Incluso los neopaganos que sostienen premisas relativistas tienen ―sin saberlo ni explicitarlo― un criterio conforme con el cual juzgan lo que dicen y escuchan. La diferencia entre el nuestro y el suyo es que nosotros sabemos que su criterio es falso y que el nuestro es realmente la verdad, no por soberbia, sino porque de otra manera no creeríamos en lo que creemos. Los cristianos no somos plenamente poseedores de la verdad, pero sí nos sabemos poseídos por ella (cfr. Benedicto XVI: Homilía, Misa con sus exalumnos, Castelgandolfo, 2-IX-2012). Es necesario que las proposiciones sean juzgadas como verdaderas o falsas, conforme con un criterio que es la Verdad misma que estamos llamados a contemplar (cfr. Santo Tomás de Aquino: Summa contra gentiles, I, L. I, 1).
La filosofía clásica en general ―y la tomista en particular― veía el árbol del conocimiento como regido o gobernado por un tronco que fundaba cada una de sus ramas. Dicha función ordenadora corresponde precisamente a la metafísica (ya nos decía san Pío X que “nunca dejará de ser de gran perjuicio” apartarse del doctor de Aquino, en especial en cuestiones metafísicas). La metafísica es la ciencia arquitectónica por antonomasia (cfr. Santo Tomás de Aquino: Summa contra gentiles, I, L. I, 1), la scientia rectrix a partir de cuyos principios es posible todo otro conocimiento.
Existe un cierto isomorfismo entre el mundo y nuestro conocimiento, y por eso nuestro conocimiento debe ordenarse según el orden del mundo, pues el mundo es un cosmos ordenado. Más allá de los pedaleos mentales de los modernos y postmodernos que buscan negarlo, la planta tiende ―como el perro o el niño― a desarrollarse según su propia naturaleza, la oveja huye del lobo y el pato migra en invierno.

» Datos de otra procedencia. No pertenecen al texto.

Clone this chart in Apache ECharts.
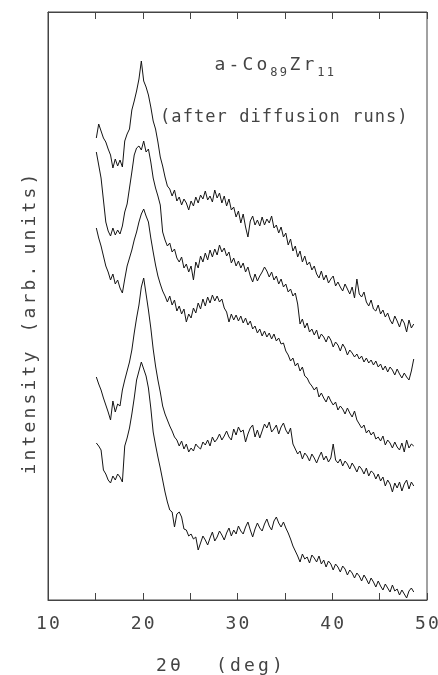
<!DOCTYPE html>
<html>
<head>
<meta charset="utf-8">
<script src="https://cdn.jsdelivr.net/npm/echarts@6/dist/echarts.min.js"></script>
<style>html,body{margin:0;padding:0;background:#fff;}#chart{width:438px;height:675px;}</style>
</head>
<body>
<div id="chart"></div>
<script>
// 2θ sampling grid (deg)
const twoTheta = [
15.10,15.35,15.60,15.85,16.10,16.35,16.60,16.85,17.10,17.35,17.60,17.85,
18.10,18.35,18.60,18.85,19.10,19.35,19.60,19.85,20.10,20.35,20.60,20.85,
21.10,21.35,21.60,21.85,22.10,22.35,22.60,22.85,23.10,23.35,23.60,23.85,
24.10,24.35,24.60,24.85,25.10,25.35,25.60,25.85,26.10,26.35,26.60,26.85,
27.10,27.35,27.60,27.85,28.10,28.35,28.60,28.85,29.10,29.35,29.60,29.85,
30.10,30.35,30.60,30.85,31.10,31.35,31.60,31.85,32.10,32.35,32.60,32.85,
33.10,33.35,33.60,33.85,34.10,34.35,34.60,34.85,35.10,35.35,35.60,35.85,
36.10,36.35,36.60,36.85,37.10,37.35,37.60,37.85,38.10,38.35,38.60,38.85,
39.10,39.35,39.60,39.85,40.10,40.35,40.60,40.85,41.10,41.35,41.60,41.85,
42.10,42.35,42.60,42.85,43.10,43.35,43.60,43.85,44.10,44.35,44.60,44.85,
45.10,45.35,45.60,45.85,46.10,46.35,46.60,46.85,47.10,47.35,47.60,47.85,
48.10,48.35,48.60
];

// intensity (arb. units), offset curves, top to bottom
const curve1 = [
462,476,469,462,458,451,445,432,441,434,
440,433,459,466,471,490,499,509,521,539,
519,513,505,493,479,471,458,443,434,423,
414,411,404,410,399,403,395,401,397,390,
399,394,403,397,405,401,409,400,404,398,
410,402,407,397,404,394,401,390,393,383,
389,377,386,373,363,379,384,375,380,374,
383,375,381,377,384,372,375,367,373,363,
367,355,361,349,354,343,349,338,344,335,
338,330,334,326,322,329,320,325,317,321,
324,314,318,313,309,316,311,306,313,302,
321,306,303,308,298,294,300,291,289,295,
286,290,283,287,280,276,284,279,273,281,
277,268,280,272,276
];
const curve2 = [
448,435,422,400,378,369,364,372,365,370,
366,374,388,396,412,428,445,452,454,450,
459,448,451,438,422,412,404,395,368,360,
354,357,348,351,342,338,343,332,336,328,
334,320,338,332,344,338,347,340,350,343,
351,345,355,348,352,344,348,337,342,334,
339,332,337,328,333,324,318,326,319,324,
328,333,329,323,328,320,324,316,321,313,
316,308,311,304,307,296,276,281,272,277,
268,271,265,270,261,266,263,258,264,260,
253,258,255,249,256,252,245,250,247,243,
246,241,244,238,242,237,240,235,239,233,
236,230,234,228,233,230,225,231,226,222,
227,223,220,229,241
];
const curve3 = [
372,362,354,344,334,328,320,326,316,320,
312,307,321,334,342,350,360,368,378,386,
391,384,378,362,348,335,324,316,309,304,
298,304,295,300,289,294,286,291,278,286,
282,292,287,297,291,301,294,303,297,305,
299,304,298,301,292,288,278,286,280,285,
279,284,277,282,275,279,271,274,267,271,
264,269,263,267,261,266,259,262,256,257,
249,245,239,242,234,237,229,233,224,222,
217,214,210,213,203,207,202,198,204,199,
195,198,190,194,191,186,192,187,183,189,
180,176,172,175,167,170,165,168,161,163,
159,164,155,160,157,152,158,153,150,157,
148,160,152,156,154
];
const curve4 = [
223,216,210,202,195,188,180,199,188,196,
194,210,220,229,238,250,267,282,295,313,
322,306,290,272,251,234,220,208,194,186,
180,174,169,163,160,154,159,151,156,148,
152,149,156,153,151,158,155,160,154,163,
158,161,166,160,164,169,163,160,171,165,
173,168,170,158,166,172,175,163,170,162,
169,176,172,178,168,171,175,166,173,177,
170,166,172,156,151,146,149,141,147,144,
139,146,142,137,143,148,140,144,138,142,
156,140,137,141,134,139,136,131,137,133,
128,134,131,126,132,124,129,127,121,126,
119,123,114,120,116,108,117,112,118,109,
116,120,111,118,114
];
const curve5 = [
157,154,150,130,126,120,117,124,120,126,
123,118,154,162,172,186,202,220,229,238,
231,224,212,192,168,155,143,132,120,108,
98,90,88,73,86,88,83,71,70,64,
66,61,63,50,57,64,60,55,62,68,
59,63,69,65,60,67,72,64,70,66,
74,69,66,73,78,70,63,71,77,72,
69,76,81,74,70,79,83,77,73,78,
72,67,61,54,49,44,38,46,41,43,
37,45,42,38,44,36,40,33,39,36,
30,36,33,28,34,31,25,30,27,22,
27,24,19,25,21,16,22,18,13,19,
14,10,16,12,8,15,9,11,5,10,
6,2,9,12,8
];
const xTickLabels = ['10', '20', '30', '40', '50'];

const FONT = "'DejaVu Sans Mono', monospace";
const TXT = '#444';

function spaced(str, cls, spCls) {
  return str.split('').map(function (ch) {
    return ch === ' ' ? '{' + spCls + '| }' : '{' + cls + '|' + ch + '}';
  }).join('');
}

const chart = echarts.init(document.getElementById('chart'), null, { renderer: 'canvas' });

const axisRich = {
  c: { fontFamily: FONT, fontSize: 18, color: TXT, width: 14, align: 'center', lineHeight: 20 },
  sp: { fontFamily: FONT, fontSize: 18, color: TXT, width: 8, align: 'center', lineHeight: 20 }
};

const seriesList = [curve1, curve2, curve3, curve4, curve5].map(function (c, k) {
  return {
    type: 'line',
    name: 'curve' + (k + 1),
    data: twoTheta.map(function (x, i) { return [x, c[i]]; }),
    showSymbol: false,
    symbol: 'none',
    smooth: false,
    lineStyle: { color: '#151515', width: 1 },
    animation: false,
    silent: true
  };
});

chart.setOption({
  animation: false,
  backgroundColor: '#fff',
  grid: {
    left: 48, right: 11, top: 12, bottom: 75,
    outerBoundsMode: 'none', containLabel: false,
    show: true, borderColor: '#444', borderWidth: 1
  },
  xAxis: [{
    type: 'value', min: 10, max: 50, interval: 5, position: 'bottom',
    axisLine: { show: true, lineStyle: { color: '#444', width: 1 } },
    axisTick: { show: true, inside: true, length: 7, lineStyle: { color: '#444' } },
    splitLine: { show: false },
    axisLabel: {
      margin: 14,
      formatter: function (v) {
        const s = String(v);
        return xTickLabels.indexOf(s) >= 0 ? spaced(s, 'c', 'sp') : '';
      },
      rich: { c: { fontFamily: FONT, fontSize: 18, color: TXT, width: 13, align: 'center', lineHeight: 20 } }
    },
    name: spaced('2θ    (deg)', 'c', 'sp'),
    nameLocation: 'middle',
    nameGap: 56,
    nameTextStyle: { rich: axisRich, padding: [0, 36, 0, 0] }
  }, {
    type: 'value', min: 10, max: 50, interval: 5, position: 'top',
    axisLine: { show: true, lineStyle: { color: '#444', width: 1 } },
    axisTick: { show: true, inside: true, length: 7, lineStyle: { color: '#444' } },
    splitLine: { show: false },
    axisLabel: { show: false }
  }],
  yAxis: [{
    type: 'value', min: 0, max: 588,
    axisLine: { show: true, lineStyle: { color: '#444', width: 1 } },
    axisTick: { show: false },
    axisLabel: { show: false },
    splitLine: { show: false },
    name: spaced('intensity  (arb. units)', 'c', 'sp'),
    nameLocation: 'middle',
    nameRotate: 90,
    nameGap: 8,
    nameTextStyle: { rich: axisRich, padding: [0, 36, 0, 0] }
  }],
  graphic: [{
    type: 'text',
    x: 213, y: 56,
    silent: true,
    style: {
      text: '{m|a}{m|-}{m|C}{m|o}{s|8}{s|9}{m|Z}{m|r}{s|1}{s|1}',
      align: 'left', verticalAlign: 'top',
      rich: {
        m: { fontFamily: FONT, fontSize: 18, fill: TXT, width: 14, align: 'center', lineHeight: 18, verticalAlign: 'top' },
        s: { fontFamily: FONT, fontSize: 12, fill: TXT, width: 9.5, align: 'center', lineHeight: 23, verticalAlign: 'bottom' }
      }
    }
  }, {
    type: 'text',
    x: 159.5, y: 118,
    silent: true,
    style: {
      text: spaced('(after diffusion runs)', 'c', 'c'),
      align: 'left', verticalAlign: 'middle',
      rich: {
        c: { fontFamily: FONT, fontSize: 17, fill: TXT, width: 11.3, align: 'center', lineHeight: 20 }
      }
    }
  }],
  series: seriesList
});
</script>
</body>
</html>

Pero el orden de cada cosa se dice respecto de su fin, y todo fin es necesariamente intentado por una inteligencia. Por tanto, el fin último de cada cosa fue dado por quien le dio su existir, que es el Nous, el Logos ordenador del universo, al que todos llamamos Dios (una de las famosas vías del doctor angélico). A partir de esta idea, santo Tomás prueba que, dado que el bien del intelecto es la verdad, la verdad debe ser el fin último del universo. La verdad ordenadora de todas las cosas será, así, el criterio conforme con el cual se han de juzgar todas las proposiciones: lo propio del sabio es “contemplar principalmente la verdad del primer principio y juzgar de las otras verdades”, para desde dicha contemplación “impugnar las falsedades” (Santo Tomás de Aquino: Summa contra gentiles, I, L. I, 1), pues es también necesario refutar el error y no sólo meditar la verdad. La sabiduría no consiste en un chato conocimiento de ciertos tecnicismos filosóficos y teológicos, sino en una comprensión profunda de lo real, que nos permite juzgar bien, entender el mundo que nos rodea y compartir dicha comprensión con nuestros contemporáneos.